28/02/2023

From homestead farming to commercial farming

CHAIN project empowers smallholder farmers in Cambodia.

Mr. Yum standing next to a greenhouse

SNV’s eight year CHAIN project was initiated to improve horticultural production and market opportunities for smallholder farmers in certain provinces in Cambodia. These farmers grew vegetables for their own consumption, using traditional techniques – homestead farmers, and sold a little bit of their surplus. However, these methods were a barrier to their growth and financial improvement.

Considering this context, CHAIN designed an intervention program to support and encourage farmers to transition from homestead farming systems to commercial farming. The program provided intensive training on production techniques, business, and access to buyers. The intended changes focused on increasing farm size, production technologies, production and market planning, and increasing number of cycles grown per year. The program was successful, and the farmers improved their production output, modernised their planting techniques, used and managed modern agricultural inputs more effectively, and made production plans for syncing their production with market demand.

Over time, the farmers felt more confident in adopting new farming technologies and communicating with traders and agricultural input suppliers. The success of the graduation program came mainly from farmers' commitment to improving their farming systems and practices through adopting modern production techniques and expanding their cultivation areas with support from project stakeholders.

Mr. Chao Yum is a model farmer in his community who has adopted modern climate resilient farming technologies to produce safe, local vegetables while being less dependent on weather conditions. Despite a disability he has in his leg, he is an active member of the farmer group in his home village in the Oddar Meanchey province, is open to making investments in his farm, and has adopted new technologies in vegetable growing.

Mr. Yum and colleagues from CHAIN project pose for a photo
Mr. Yum standing next to a greenhouse

Before joining the CHAIN project in 2016, the 62 year-old was a homestead farmer growing vegetables on a yearly basis at the end of the rainy season between September and November on an area of 100 m2. This supplied him with vegetables for home consumption and some additional income, as his family’s main income came from logging and collecting non-timber forest products. After learning new production techniques through training provided by CHAIN and the government extension staff, Mr. Yum increased his vegetable growing area to approximately 5000 m2. He invested in a plastic tunnel nethouse on a 300 m2 plot and installed two more one once he learned how to produce in the nethouse. He also invested in various smart water solutions including a borehole and one extra pond to enable him to grow more crop cycles during the dry season to produce year-round. This was possible through a cost sharing arrangement with CHAIN.

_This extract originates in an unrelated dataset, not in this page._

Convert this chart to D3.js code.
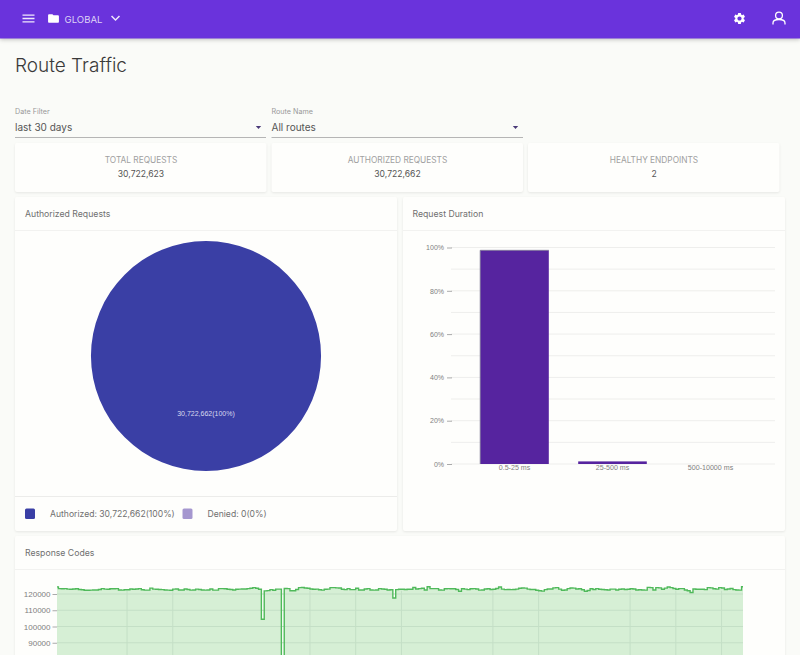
<!DOCTYPE html>
<html>
<head>
<meta charset="utf-8">
<script src="https://cdnjs.cloudflare.com/ajax/libs/d3/7.8.5/d3.min.js"></script>
<style>
  html, body { margin: 0; padding: 0; background: #fafbf8; overflow: hidden; }
  svg { display: block; font-family: "Inter", sans-serif; }
  .card { fill: #fefefc; filter: drop-shadow(0 1px 1px rgba(0,0,0,0.08)); }
  .axis-text { font-family: "Liberation Sans", Arial, sans-serif; fill: #808080; }
</style>
</head>
<body>
<div id="page"></div>
<script>
  var statTitles = ['TOTAL REQUESTS', 'AUTHORIZED REQUESTS', 'HEALTHY ENDPOINTS'];
  var statValues = ['30,722,623', '30,722,662', '2'];

  var authLabels = ['Authorized', 'Denied'];
  var authValues = [30722662, 0];
  var authColors = ['#3a3fa5', '#a597cf'];

  var durationBuckets = ['0.5-25 ms', '25-500 ms', '500-10000 ms'];
  var durationPercents = [98.7, 1.2, 0];
  var durationTicks = [0, 20, 40, 60, 80, 100];
  var durationGrid = [0, 10, 20, 30, 40, 50, 60, 70, 80, 90, 100];

  var responseTicks = [120000, 110000, 100000, 90000];
  // 3 hour samples over the 30 days
  var responseCounts = [
    124400,123300,123200,123300,123000,122900,123100,123200,122800,122600,
    122300,122300,122400,122500,122500,122800,123300,123000,122900,123200,
    123200,123300,122500,122400,122600,122600,123100,122900,123100,123300,
    122600,122400,122400,123600,123000,122900,122800,122700,122500,122400,
    122300,123000,123100,122500,122500,123100,122800,122400,122500,123000,
    122800,122500,122400,122500,123100,122400,122400,123300,123300,123200,
    122900,122800,122500,122900,123000,123100,123100,123300,123500,123900,
    123500,122900,104500,121900,122100,122700,122300,123000,123000,0,
    123400,123300,122000,122000,122800,123900,124000,123700,123500,123100,
    122900,123000,122600,122400,122900,123000,123900,123900,123800,123700,
    122900,122700,123300,122700,122700,123500,122500,122500,123100,123300,
    122500,122400,122500,123300,123100,122900,122500,122600,117500,122700,
    122900,122900,122800,122900,122900,124000,123100,123300,123500,122500,
    124500,123300,123300,123300,122500,122400,123200,123300,123200,123200,
    122800,121700,123200,123000,122700,123200,123300,123100,122400,122500,
    123100,123200,122800,122900,123400,124300,123000,122700,122800,122700,
    122800,123000,123500,123700,123600,123000,122800,122800,122300,122000,
    121800,122700,123100,123100,123800,123900,123000,122300,122500,123300,
    123700,123600,123100,123200,122600,121700,122200,123200,122800,123300,
    122900,122800,122600,122500,123000,123000,122500,122900,123100,122800,
    122900,123200,123100,122500,122600,122500,122400,124100,123900,122500,
    123900,123800,122900,123600,124300,123900,123400,122900,123300,123300,
    122500,122000,120900,123100,122900,122900,122900,122700,123900,123800,
    123200,123000,123900,123700,122800,123100,123400,122700,122500,122400,
    124500
  ];
  var responseGrid = [24.5, 40.5, 88.5, 104.5, 120.5, 152.5, 168.5, 200.5, 216.5, 232.5];

  var width = 800;
  var height = 655;

  var svg = d3.select('#page').append('svg')
    .attr('width', width)
    .attr('height', height);

  var addText = function(x, y, str, size, color, anchor) {
    return svg.append('text')
      .attr('x', x)
      .attr('y', y)
      .attr('font-size', size)
      .attr('fill', color)
      .attr('text-anchor', anchor || 'start')
      .text(str);
  };

  var addCard = function(x, y, w, h) {
    svg.append('rect').attr('class', 'card')
      .attr('x', x).attr('y', y)
      .attr('width', w).attr('height', h)
      .attr('rx', 2);
  };

  var addRule = function(x1, x2, y, color) {
    svg.append('line')
      .attr('x1', x1).attr('x2', x2)
      .attr('y1', y).attr('y2', y)
      .attr('stroke', color);
  };

  var addIcon = function(path, cx, cy, size, color) {
    var k = size / 24;
    svg.append('path')
      .attr('d', path)
      .attr('fill', color)
      .attr('transform', 'translate(' + (cx - size / 2) + ',' + (cy - size / 2) + ') scale(' + k + ')');
  };

  // Top bar
  svg.append('rect')
    .attr('width', width).attr('height', 38.5)
    .attr('fill', '#6a33dc')
    .style('filter', 'drop-shadow(0 1px 2px rgba(0,0,0,0.25))');

  addIcon('M3 18h18v-2H3v2zm0-5h18v-2H3v2zm0-7v2h18V6H3z', 28.5, 18.5, 16, '#efe9fb');
  addIcon('M10 4H4c-1.1 0-1.99.9-1.99 2L2 18c0 1.1.9 2 2 2h16c1.1 0 2-.9 2-2V8c0-1.1-.9-2-2-2h-8l-2-2z', 53.5, 18.5, 13, '#ffffff');
  addText(64.5, 22.5, 'GLOBAL', 9.6, '#ddd2f6');
  addIcon('M16.59 8.59L12 13.17 7.41 8.59 6 10l6 6 6-6z', 115.5, 18, 18, '#efe9fb');
  addIcon('M19.14,12.94c0.04-0.3,0.06-0.61,0.06-0.94c0-0.32-0.02-0.64-0.07-0.94l2.03-1.58c0.18-0.14,0.23-0.41,0.12-0.61 l-1.92-3.32c-0.12-0.22-0.37-0.29-0.59-0.22l-2.39,0.96c-0.5-0.38-1.03-0.7-1.62-0.94L14.4,2.81c-0.04-0.24-0.24-0.41-0.48-0.41 h-3.84c-0.24,0-0.43,0.17-0.47,0.41L9.25,5.35C8.66,5.59,8.12,5.92,7.63,6.29L5.24,5.33c-0.22-0.08-0.47,0-0.59,0.22L2.74,8.87 C2.62,9.08,2.66,9.34,2.86,9.48l2.03,1.58C4.84,11.36,4.8,11.69,4.8,12s0.02,0.64,0.07,0.94l-2.03,1.58 c-0.18,0.14-0.23,0.41-0.12,0.61l1.92,3.32c0.12,0.22,0.37,0.29,0.59,0.22l2.39-0.96c0.5,0.38,1.03,0.7,1.62,0.94l0.36,2.54 c0.05,0.24,0.24,0.41,0.48,0.41h3.84c0.24,0,0.44-0.17,0.47-0.41l0.36-2.54c0.59-0.24,1.13-0.56,1.62-0.94l2.39,0.96 c0.22,0.08,0.47,0,0.59-0.22l1.92-3.32c0.12-0.22,0.07-0.47-0.12-0.61L19.14,12.94z M12,15.6c-1.98,0-3.6-1.62-3.6-3.6 s1.62-3.6,3.6-3.6s3.6,1.62,3.6,3.6S13.98,15.6,12,15.6z', 739.5, 18.5, 14, '#ffffff');

  // user icon
  svg.append('circle')
    .attr('cx', 779).attr('cy', 15.5).attr('r', 3.4)
    .attr('fill', 'none').attr('stroke', '#ffffff').attr('stroke-width', 1.3);
  svg.append('path')
    .attr('d', 'M773 24.5v-1.5c0-2 2.5-3.5 6-3.5s6 1.5 6 3.5v1.5')
    .attr('fill', 'none').attr('stroke', '#ffffff').attr('stroke-width', 1.3);

  addText(15, 72, 'Route Traffic', 19, '#3a3a3a').attr('font-weight', 300);

  // Filters
  var filterLabels = ['Date Filter', 'Route Name'];
  var filterValues = ['last 30 days', 'All routes'];
  filterLabels.forEach(function(label, i) {
    var x = i === 0 ? 15 : 271.5;
    var right = i === 0 ? 266 : 523;
    addText(x, 114, label, 7.2, '#999999');
    addText(x, 131, filterValues[i], 10, '#555555');
    addRule(x, right, 137.5, '#b5b5b5');
    svg.append('path')
      .attr('d', 'M-2.7,-1.4L2.7,-1.4L0,1.6Z')
      .attr('fill', '#4a3a78')
      .attr('transform', 'translate(' + (right - 7.5) + ',127.5)');
  });

  // Stat cards
  statTitles.forEach(function(title, i) {
    var x = [15, 271.5, 528][i];
    addCard(x, 143, 251.5, 49);
    addText(x + 126, 163, title, 8.3, '#a0a0a0', 'middle');
    addText(x + 126, 177, statValues[i], 8.6, '#555555', 'middle');
  });

  // Authorized Requests card
  addCard(15, 197, 382, 334);
  addRule(15, 397, 230.5, '#f2f2f0');
  addRule(15, 397, 496.5, '#ececea');
  addText(25, 217, 'Authorized Requests', 8.7, '#707070');

  var pie = d3.pie().sort(null);
  var arc = d3.arc().innerRadius(0).outerRadius(115);
  var pieGroup = svg.append('g').attr('transform', 'translate(206,356)');
  var slices = pie(authValues);

  pieGroup.selectAll('path')
    .data(slices)
    .enter()
    .append('path')
    .attr('d', arc)
    .attr('fill', function(d, i) { return authColors[i]; });

  pieGroup.append('text')
    .attr('transform', 'translate(' + arc.centroid(slices[0]) + ')')
    .attr('dy', '0.35em')
    .attr('text-anchor', 'middle')
    .attr('font-family', '"Liberation Sans", Arial, sans-serif')
    .attr('font-size', 7)
    .attr('fill', '#d9d9ee')
    .text(d3.format(',')(authValues[0]) + '(100%)');

  authLabels.forEach(function(label, i) {
    var x = i === 0 ? 25 : 182.5;
    var total = d3.sum(authValues);
    svg.append('rect')
      .attr('x', x).attr('y', 508.5)
      .attr('width', 10).attr('height', 10.5)
      .attr('rx', 1.5)
      .attr('fill', authColors[i]);
    addText(x + 25, 517, label + ': ' + d3.format(',')(authValues[i]) + '(' + Math.round(authValues[i] / total * 100) + '%)', 8.6, '#707070');
  });

  // Request Duration card
  addCard(403, 197, 382, 334);
  addRule(403, 785, 230.5, '#f2f2f0');
  addText(412.5, 217, 'Request Duration', 8.7, '#707070');

  var durationX = d3.scaleBand()
    .domain(durationBuckets)
    .range([465.5, 759.5])
    .paddingInner(0.3)
    .paddingOuter(0.15);

  var durationY = d3.scaleLinear()
    .domain([0, 100])
    .range([464, 247.5]);

  svg.append('g').selectAll('line')
    .data(durationGrid)
    .enter()
    .append('line')
    .attr('x1', 451).attr('x2', 775)
    .attr('y1', function(d) { return durationY(d); })
    .attr('y2', function(d) { return durationY(d); })
    .attr('stroke', '#eeeeec');

  var durationAxis = svg.append('g')
    .attr('transform', 'translate(452,0)')
    .call(d3.axisLeft(durationY).tickValues(durationTicks).tickSize(5).tickPadding(3).tickFormat(function(d) { return d + '%'; }));
  durationAxis.select('.domain').remove();
  durationAxis.selectAll('line').attr('stroke', '#aaa');
  durationAxis.selectAll('text').attr('class', 'axis-text').attr('font-size', 7);

  svg.append('g').selectAll('rect')
    .data(durationPercents)
    .enter()
    .append('rect')
    .attr('x', function(d, i) { return durationX(durationBuckets[i]); })
    .attr('y', function(d) { return durationY(d); })
    .attr('width', durationX.bandwidth())
    .attr('height', function(d) { return durationY(0) - durationY(d); })
    .attr('fill', '#56249f');

  // the tall bar has a grey edge on its left and top
  svg.append('path')
    .attr('d', 'M' + durationX(durationBuckets[0]) + ',' + durationY(0)
      + 'V' + durationY(durationPercents[0])
      + 'H' + (durationX(durationBuckets[0]) + durationX.bandwidth()))
    .attr('fill', 'none')
    .attr('stroke', '#7f7895')
    .attr('stroke-width', 0.8);

  var durationXAxis = svg.append('g')
    .attr('transform', 'translate(0,464)')
    .call(d3.axisBottom(durationX).tickSize(0).tickPadding(1));
  durationXAxis.select('.domain').remove();
  durationXAxis.selectAll('text').attr('class', 'axis-text').attr('font-size', 7.1);

  // Response Codes card
  addCard(15, 536, 770, 140);
  addRule(15, 785, 569.5, '#f2f2f0');
  addText(25, 556, 'Response Codes', 8.7, '#707070');

  var responseX = d3.scaleLinear()
    .domain([0, responseCounts.length - 1])
    .range([57, 743]);

  var responseY = d3.scaleLinear()
    .domain([0, 120000])
    .range([789, 594]);

  var responseArea = d3.area()
    .x(function(d, i) { return responseX(i); })
    .y0(responseY(0))
    .y1(function(d) { return responseY(d); })
    .curve(d3.curveStep);

  var responseLine = d3.line()
    .x(function(d, i) { return responseX(i); })
    .y(function(d) { return responseY(d); })
    .curve(d3.curveStep);

  svg.append('path')
    .datum(responseCounts)
    .attr('d', responseArea)
    .attr('fill', '#d6efd5');

  svg.append('g').selectAll('line')
    .data(responseTicks)
    .enter()
    .append('line')
    .attr('x1', 57).attr('x2', 743)
    .attr('y1', function(d) { return responseY(d); })
    .attr('y2', function(d) { return responseY(d); })
    .attr('stroke', '#c4dfc6');

  svg.append('g').selectAll('line')
    .data(responseGrid)
    .enter()
    .append('line')
    .attr('x1', function(d) { return responseX(d); })
    .attr('x2', function(d) { return responseX(d); })
    .attr('y1', function(d) { return responseY(122000); })
    .attr('y2', height)
    .attr('stroke', '#c4dfc6');

  svg.append('path')
    .datum(responseCounts)
    .attr('d', responseLine)
    .attr('fill', 'none')
    .attr('stroke', '#4fb95a')
    .attr('stroke-width', 1.4);

  var responseAxis = svg.append('g')
    .attr('transform', 'translate(57,0)')
    .call(d3.axisLeft(responseY).tickValues(responseTicks).tickSize(4.5).tickPadding(2).tickFormat(d3.format('d')));
  responseAxis.select('.domain').remove();
  responseAxis.selectAll('line').attr('stroke', '#aaa');
  responseAxis.selectAll('text').attr('class', 'axis-text').attr('font-size', 8);
</script>
</body>
</html>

Mr. Yum is an example of the change that can happen when farmers adopt new technologies learned through training. In the last year, he earned nearly 8 million Cambodian riels – some 2,000 USD – from vegetable growing. He is much more confident in his ability to use new technologies and increase his family’s income.

Currently, vegetable production is the main income for my family. I am very interested in investing in and trialling new technologies, such as plastic tunnel net houses and solar pumps for my vegetable production. I have also been encouraging other farmers to use these technologies and techniques to ensure that they can produce vegetables year-round’. As of late 2022, Mr. Yum grows high value crops like tomatoes, cabbage and cauliflower in a greenhouse, and yellow watermelon, choysum and curly cabbage in the open field.

In conclusion, the CHAIN project's intervention program has been successful in enabling smallholder farmers to shift from subsistence to commercial farming. The program's focus on providing intensive training on production techniques, business, and access to buyers has helped farmers modernise their planting techniques, adopt new farming technologies, and improve their communication with traders and agricultural input suppliers. Mr. Yum's success story demonstrates how the adoption of new technologies can increase production output, improve income, and make farmers more resilient to climate change. By promoting sustainable and climate-resilient farming practices, the CHAIN project has contributed to food security and poverty reduction in the target provinces.